Approximately 70% of the 578 chief financial officers and other business executives who answered PwC's Road to Election 2020 Pulse Survey predicted higher tax rates in the coming years.
The timing of any upcoming tax increases is uncertain and will depend on several factors, including Congress' political makeup and the state of the U.S. economy, said Rohit Kumar, co-leader of PwC's national tax office and a former deputy chief of staff to Senate Majority Leader Mitch McConnell, R-Ky.
The first order of business for Democrats if they control Washington next year will be a deficit-financed stimulus bill providing more pandemic relief, Kumar predicted, noting that a closely divided Senate would likely rely on a time-consuming budget reconciliation process in order to pass legislation. Tax increase legislation might not cue up in Congress until the latter part of 2021 or even further down the road, he said.
"I think it'll depend both on who controls Congress, but also, frankly, the state of the economy and to what degree there's a judgment, both economic and political, that the system can tolerate revenue increases to pay for additional spending programs," he said.

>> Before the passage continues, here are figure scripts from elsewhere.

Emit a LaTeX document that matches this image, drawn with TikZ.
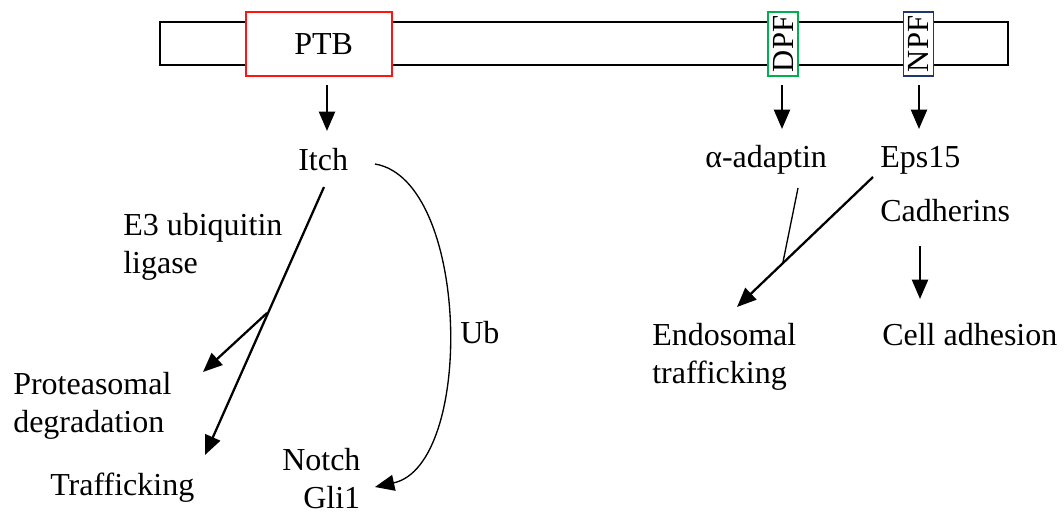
\documentclass[tikz,border=0pt]{standalone}
\usepackage{fontspec}
\setmainfont{Liberation Serif}
\usetikzlibrary{arrows.meta}
\definecolor{ptbred}{RGB}{255,20,20}
\definecolor{dpfgreen}{RGB}{0,176,80}
\definecolor{npfblue}{RGB}{30,55,110}
\begin{document}
\begin{tikzpicture}[x=0.75pt,y=-0.75pt,
  lbl/.style={font=\fontsize{24}{28.5}\selectfont, inner sep=0pt, align=left, anchor=base west},
  arr/.style={line width=1.7pt, -{Triangle[length=14.5pt,width=12pt]}},
  thinline/.style={line width=1pt},
  dombox/.style={draw, line width=1.4pt, fill=white, inner sep=0pt},
  vdombox/.style={dombox, rotate=90, minimum width=48pt, minimum height=22.5pt, font=\fontsize{23}{24}\selectfont}]
\useasboundingbox (0,0) rectangle (1064,525);

% protein bar and domains
\node[dombox, minimum width=636pt, minimum height=32.25pt] (bar) at (584,43.5) {};
\node[dombox, draw=ptbred, minimum width=109.5pt, minimum height=48pt, font=\fontsize{24}{28}\selectfont] (ptb) at (319,44) {\hspace*{7pt}PTB};
\node[vdombox, draw=dpfgreen] (dpf) at (783,44) {DPF};
\node[vdombox, draw=npfblue] (npf) at (918.5,44) {NPF};

% labels (multi-line nodes are placed by the baseline of their last line)
\node[lbl] (itch) at (298,170) {Itch};
\node[lbl] (e3) at (123,273) {E3 ubiquitin\\ligase};
\node[lbl] (prot) at (13,432) {Proteasomal\\degradation};
\node[lbl] (traf) at (50,495) {Trafficking};
\node[lbl] (notch) at (282,470) {Notch};
\node[lbl] (gli) at (303,508) {Gli1};
\node[lbl] (ub) at (460,343) {Ub};
\node[lbl] (alpha) at (705,167) {α-adaptin};
\node[lbl] (eps) at (880,167) {Eps15};
\node[lbl] (cad) at (880,221) {Cadherins};
\node[lbl] (endo) at (652,383) {Endosomal\\trafficking};
\node[lbl] (cell) at (882,345) {Cell adhesion};

% connector end points
\coordinate (p1) at (327,85);  \coordinate (p2) at (327,131);
\coordinate (d1) at (782,85);  \coordinate (d2) at (782,129);
\coordinate (n1) at (919,85);  \coordinate (n2) at (919,129);
\coordinate (i1) at (324,187); \coordinate (i2) at (205,455);
\coordinate (br) at (267,313); \coordinate (br2) at (203,372);
\coordinate (u1) at (375,164); \coordinate (u2) at (375,487);
\coordinate (e1) at (873,177); \coordinate (e2) at (737,307);
\coordinate (al1) at (798,188); \coordinate (al2) at (783,262);
\coordinate (c1) at (920,246); \coordinate (c2) at (920,299);

% connectors
\draw[arr] (p1) -- (p2);
\draw[arr] (d1) -- (d2);
\draw[arr] (n1) -- (n2);
\draw[arr] (i1) -- (i2);
\draw[arr] (br) -- (br2);
\draw[thinline, -{Triangle[length=14.5pt,width=12pt]}] (u1) .. controls (470,180) and (475,465) .. (u2);
\draw[arr] (e1) -- (e2);
\draw[thinline] (al1) -- (al2);
\draw[arr] (c1) -- (c2);
\end{tikzpicture}
\end{document}
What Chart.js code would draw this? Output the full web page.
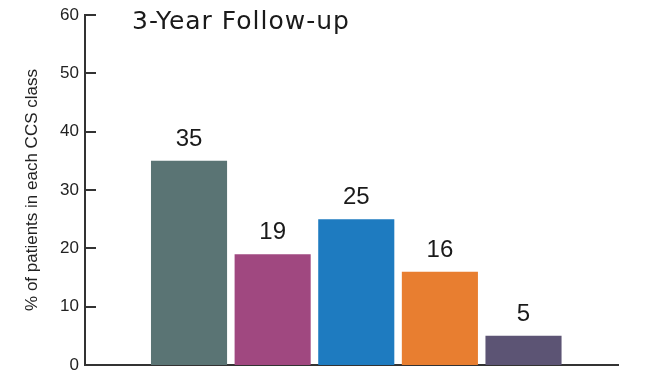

Businesses aren't likely to make up the lost revenue from paying higher taxes by raising prices on low-income Americans who have a very limited ability to bear financial strain during the pandemic, said Tim Ryan, PwC's U.S. chairman and senior partner.
In this hypercompetitive U.S. business environment, companies are attempting to lower the costs of products and services to make them affordable while looking to drive growth by boosting productivity, Ryan said.
Those transformation and productivity efforts that PwC's clients are undertaking will decide who wins, Ryan said.
Businesses have already started modeling scenarios that include higher tax rates, which are more likely than another round of tax cuts following 2017's historic federal tax overhaul , Kumar said.
The survey shows that corporations with limited investment dollars are starting to think through whether the November elections will lead to future tax increases or a continuation of trade tensions, Kumar said. If tax law changes aren't likely, then investment dollars that could have been put in tax planning or other tax activities can be redirected into supply chain-oriented activity, he said.
Even before the pandemic, businesses were planning for a rise in tax controversy, Ryan said, citing Organization for Economic Cooperation and Development efforts to determine if corporations are paying their fair share of taxes. He said tax controversy takes place in many shapes and forms, such as facing a challenge on a return.
If Congress doesn't change the tax law to offset the cost of pandemic relief, the federal government could attempt to make up lost revenue by becoming "more aggressive in [the] enforcement of existing law," Kumar said.